И Соловьев цитирует фразу о подушке, которая бессонными ночами ворочалась под головой императора.
Как хорошо по-русски, с каким профессорским изяществом (так и угадывается дух Московского университета!) это написано, и как по-русски понято главное и в Наполеоне, и в Александре: противопоставление нравственных начал военному гению. Собственно, и книга Мережковского о Наполеоне по-своему замечательна, но как чувствуется, что он писал ее уже не в России: Мережковский видит Наполеона как европеец, почти как француз, завороженный его величием. А когда вскользь упоминает об Александре, то кажется, будто он вовсе забыл, что когда-то написал о нем роман.
Книга же Соловьева написана по-русски и – хочется подчеркнуть – в России, она пронизана ее духовными токами, в ней «дышит почва и судьба».

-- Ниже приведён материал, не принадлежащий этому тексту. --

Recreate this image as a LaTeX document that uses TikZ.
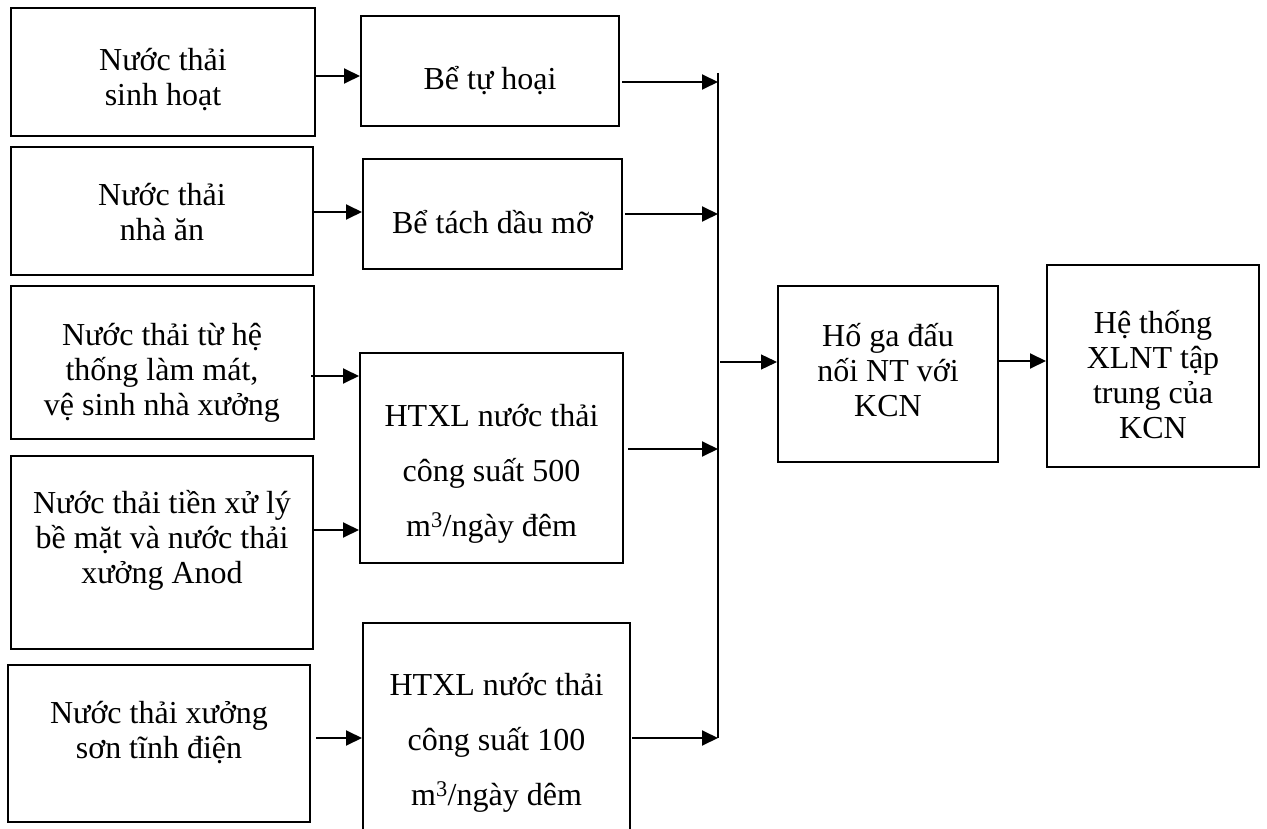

Однако вернемся к событиям 31 марта.
Вот я у Пантенской заставы Парижа; на часах половина одиннадцатого, и я знаю, что через полчаса сюда прибудет Александр со свитой и у самых ворот его встретит принц Вюртембергский со своим доблестным 20-м егерским полком, прославившим себя во многих жарких сражениях. Александр поприветствует храбрецов, и после ответного громогласного «Ура-а-а!» настанет торжественная минута: под звуки музыки войска во всем блеске и величии, чеканя шаг, войдут в Париж. Полки, полки, полки… прусский гвардейский гусарский, лейб-казаки в красных мундирах, русская и прусская гвардия, австрийцы и все прочие, в том числе и французские эмигранты, бежавшие от Наполеона. К ним пристало и много любопытных из числа тех, кому было приказано оставаться в казармах, поскольку у них не было надлежащей экипировки. Да, за время долгих походов войска поизносились, поистрепались, и вместо мундиров русской армии на них можно было увидеть и крестьянские блузы, и женские кофты, и даже бурые рясы монахов. Но разве усидишь взаперти в такой день! И они не удержались, нарушили приказ и, украдкой покинув казармы, присоединились к торжественному шествию. Один из таких нарушителей вспоминал: «По левую руку от меня ехал лейб-медик принца в старом изношенном кителе и дырявой фуражке, по правую – прусский драгун, приветствовавший всех разряженных француженок неприличными гримасами. Передо мной двигался корпусной аудитор с крестьянской фуражкой на голове, а сзади – австрийский камергер в богатом гусарском мундире».
Неприличными гримасами! Наверняка, был пьян пруссак, позволил себе по такому случаю, осушил стаканчик на радостях, что остался жив во всей этой заварухе и даже дошел до Парижа…
Сен-Мартенское предместье, рабочая окраина Парижа, встретила союзников хмуро и неприветливо, и гусары, гвардейцы, казачки невольно заскучали, с унынием озираясь по сторонам: повеяло холодком. Утлые домишки с облупившейся штукатуркой, ставни, висящие на одной петле, закоптелые трубы – не на что взглянуть! А тут еще блузники с их женами стоят, как мумии, с постными лицами, сложив на груди жилистые руки, а нахальные мальчишки озоруют, вопят и кривляются на обочинах. Кто-то даже пытается выкрикивать: «Да здравствует император Наполеон!» Но на Северном бульваре картина меняется, выглядит более яркой и пестрой, да и настроение становится праздничным, отвечающим торжественному дню. Здесь и дома повыше, в несколько этажей, с большими окнами, колоннами, архитектурной отделкой, и вообще есть что посмотреть: «При всех почти домах находятся богатые лавки с различными товарами. Серебряные и галантерейные ряды блестят на каждой улице. Художники и разного рода промышленники означаются бесчисленными вывесками, пестреющими на всех домах. Все улицы… вымощены камнем».